# GUYS, i found ADA in Toronto



## Centromochlus (May 19, 2008)

Not like it affects me, but it won't help others unless you say what store you bought it from.. LOL.


----------



## vhaaron (May 23, 2009)

o..i forget to tell the store..they location in markham.

here is their's website
www.aquainspiration.com

you can check their store. they sell starfire tanks,too, very pretty.

enjoy ^____________^


----------



## willknowitall (Oct 3, 2010)

there tanks are way cheaper than ada 
anyone seen one ?


----------



## vhaaron (May 23, 2009)

i got a 24" starfire tank from them. it's very pretty..
you can go to check it out


----------



## TeamTeal (Mar 31, 2010)

wow that looks good


----------



## chris.rivera3 (Apr 15, 2008)

what are the dimensions of your tank??? and how much did it come out to?? is it any particular brand or their own manufacturing?


----------



## vhaaron (May 23, 2009)

60cm x 40cm x 40cm
$129.99
you can check out the price of their website
www.aquainspiration.com


----------



## GT3 (Nov 5, 2010)

$42.99 for ADA amazonia, that's too expensive.


----------



## GT3 (Nov 5, 2010)

vhaaron said:


> 60cm x 40cm x 40cm
> $129.99
> you can check out the price of their website
> www.aquainspiration.com


This guy is from A.I. probably the owner as well.
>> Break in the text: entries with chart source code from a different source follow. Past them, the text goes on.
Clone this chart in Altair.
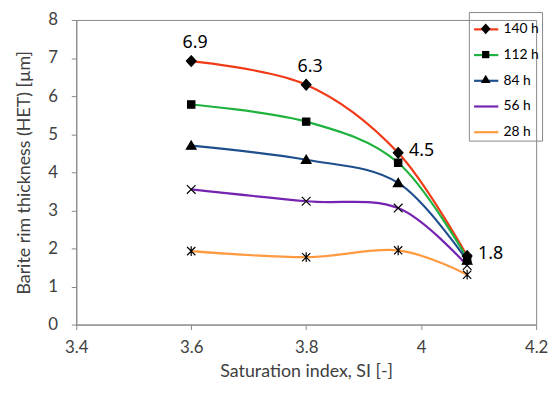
import altair as alt
import pandas as pd

si = [3.6, 3.8, 3.96, 4.08]
series = ["140 h", "112 h", "84 h", "56 h", "28 h"]
values = {
    "140 h": [6.92, 6.30, 4.51, 1.80],
    "112 h": [5.78, 5.33, 4.25, 1.74],
    "84 h": [4.70, 4.33, 3.72, 1.68],
    "56 h": [3.55, 3.24, 3.06, 1.55],
    "28 h": [1.93, 1.77, 1.95, 1.31],
}
colors = ["#f03a17", "#1fb23e", "#1f4e8c", "#7424b0", "#ff9a40"]
# marker outlines, drawn small inside a large symbol box so that the
# legend's line and its marker share one layout
shapes = [
    "M0,-0.44L0.4,0L0,0.44L-0.4,0Z",
    "M-0.3,-0.3L0.3,-0.3L0.3,0.3L-0.3,0.3Z",
    "M0,-0.38L0.4,0.3L-0.4,0.3Z",
    "M-0.36,-0.36L0.36,0.36M-0.36,0.36L0.36,-0.36",
    "M-0.34,-0.34L0.34,0.34M-0.34,0.34L0.34,-0.34M0,-0.4L0,0.4",
]

x_ticks = [3.4, 3.6, 3.8, 4.0, 4.2]
y_ticks = [0, 1, 2, 3, 4, 5, 6, 7, 8]

ann_x = [3.6, 3.8, 3.96, 4.08]
ann_y = [6.92, 6.30, 4.51, 1.80]
ann_text = ["6.9", "6.3", "4.5", "1.8"]
ann_side = ["top", "top", "right", "right"]

rows = []
for s in series:
    for i, x in enumerate(si):
        rows.append({"si": x, "het": values[s][i], "series": s, "order": i})
df = pd.DataFrame(rows)
ann = pd.DataFrame({"si": ann_x, "het": ann_y, "text": ann_text, "side": ann_side})

FONT = "Lato"
TXT = "#404040"

xscale = alt.Scale(domain=[3.4, 4.2], nice=False, zero=False)
yscale = alt.Scale(domain=[0, 8], nice=False)

x = alt.X("si:Q", scale=xscale,
          axis=alt.Axis(values=x_ticks, format="~g",
                        title="Saturation index, SI [-]", grid=False,
                        tickSize=5, labelPadding=10, titlePadding=8,
                        labelOverlap=False, labelFlush=False,
                        labelFontSize=17, titleFontSize=18))
y = alt.Y("het:Q", scale=yscale,
          axis=alt.Axis(values=y_ticks, format="d", title="Barite rim thickness (HET) [µm]",
                        grid=False, tickSize=5, labelPadding=14, titlePadding=14,
                        labelOverlap=False, labelFlush=False,
                        labelFontSize=17, titleFontSize=18))

legend_common = dict(title=None, orient="none", legendX=397, legendY=-8,
                     symbolSize=600, labelFont=FONT, labelFontSize=14,
                     padding=4, rowPadding=5, labelOffset=4)

color_enc = alt.Color("series:N", scale=alt.Scale(domain=series, range=colors),
                      legend=alt.Legend(symbolType="stroke", symbolStrokeWidth=2.2,
                                        labelColor="#000", **legend_common))
shape_enc = alt.Shape("series:N", scale=alt.Scale(domain=series, range=shapes),
                      legend=alt.Legend(symbolFillColor="black",
                                        symbolStrokeColor="black", symbolStrokeWidth=1.2,
                                        labelOpacity=0, strokeColor="#888",
                                        **legend_common))

lines = alt.Chart(df).mark_line(interpolate="cardinal", strokeWidth=2.2).encode(
    x=x, y=y, color=color_enc, detail="series:N", order="order:Q")
points = alt.Chart(df).mark_point(fill="black", stroke="black", strokeWidth=1.2,
                                  opacity=1, size=600).encode(
    x=x, y=y, shape=shape_enc)

top_text = alt.Chart(ann).transform_filter(alt.datum.side == "top").mark_text(
    font="Noto Sans", fontSize=18, dy=-18, dx=4, color="#000").encode(
    x=x, y=y, text="text:N")
right_text = alt.Chart(ann).transform_filter(alt.datum.side == "right").mark_text(
    font="Noto Sans", fontSize=18, dx=11, dy=-2, align="left", color="#000").encode(
    x=x, y=y, text="text:N")

chart = alt.layer(lines, points, top_text, right_text).resolve_legend(
    color="independent", shape="independent").properties(
    width=465, height=308,
    autosize=alt.AutoSizeParams(type="none"),
    padding={"left": 69, "top": 10, "right": 12, "bottom": 60},
).configure_view(stroke="#888", strokeWidth=1).configure_axis(
    labelFont=FONT, titleFont=FONT,
    labelColor=TXT, titleColor=TXT, titleFontWeight="normal",
    domainColor="#888", tickColor="#888")

chart.save("out.html", embed_options={"renderer": "svg", "actions": False})
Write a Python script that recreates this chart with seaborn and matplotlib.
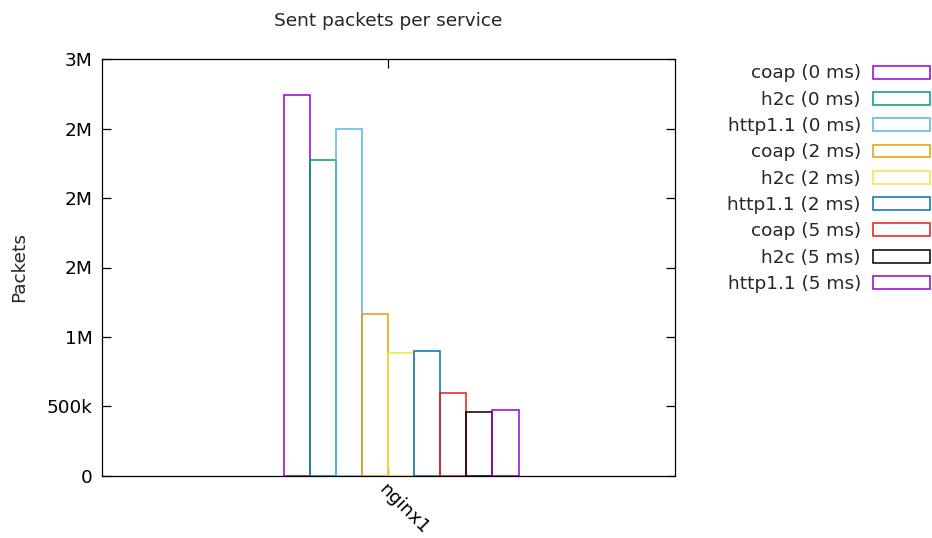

Newbie with all 4 posts in this thread, all pictures copied from website.


----------



## pufferboy (Dec 28, 2008)

LOL nice catch


----------



## J-P (Oct 17, 2010)

any chance of them carrying shirakura?


----------



## TLE041 (Jan 16, 2010)

J-P said:


> any chance of them carrying shirakura?


 Who knows. Hopefully they won't charge $27 shipping to send a small 1 pound bag to Ottawa like you do.


----------



## filipem (May 1, 2008)

I've purchased several items from aqua inspiration. Nice guy's to deal with. 

$42 may sound expensive compared to US pricing but everything here is expensive. a bag of eco complete costs around $30 or more at any LFS in the Toronto area.

The tanks look well built and are made of starphire. I think they are all made in China or Malaysia. Not sure on the brand name though. I also don't know how well they hold up over time.


----------



## 2wheelsx2 (Jan 27, 2006)

If you're on the left coast, these guys also do ADA orders: http://www.canadianaquatics.com/

And no, I am not one of the owners, so a very satisfied pleco customer.


----------



## filipem (May 1, 2008)

LOL I'm not an owner either.

here's what I was talking about

http://www.bigalsonline.ca/Fish_Pla...d-Aquarium-Substrate_7948033_102.html?tc=fish


----------



## 2wheelsx2 (Jan 27, 2006)

Big Al's is about the priciest around locally. There are many LFS around here that sell it cheaper than that. When I got my Eco Complete I paid $25, but I think it's about $30 now.


----------



## J-P (Oct 17, 2010)

TLE041 said:


> Who knows. Hopefully they won't charge $27 shipping to send a small 1 pound bag to Ottawa like you do.


Yea, the web calculator is flawed... 

As far as substrate goes, we're having a hard time getting it simply because it is so heavy and bulky. We'd have to order a skid load or container load in order to compete with ADA unfortunately.

The rest of the line is available if you want to PM me.


----------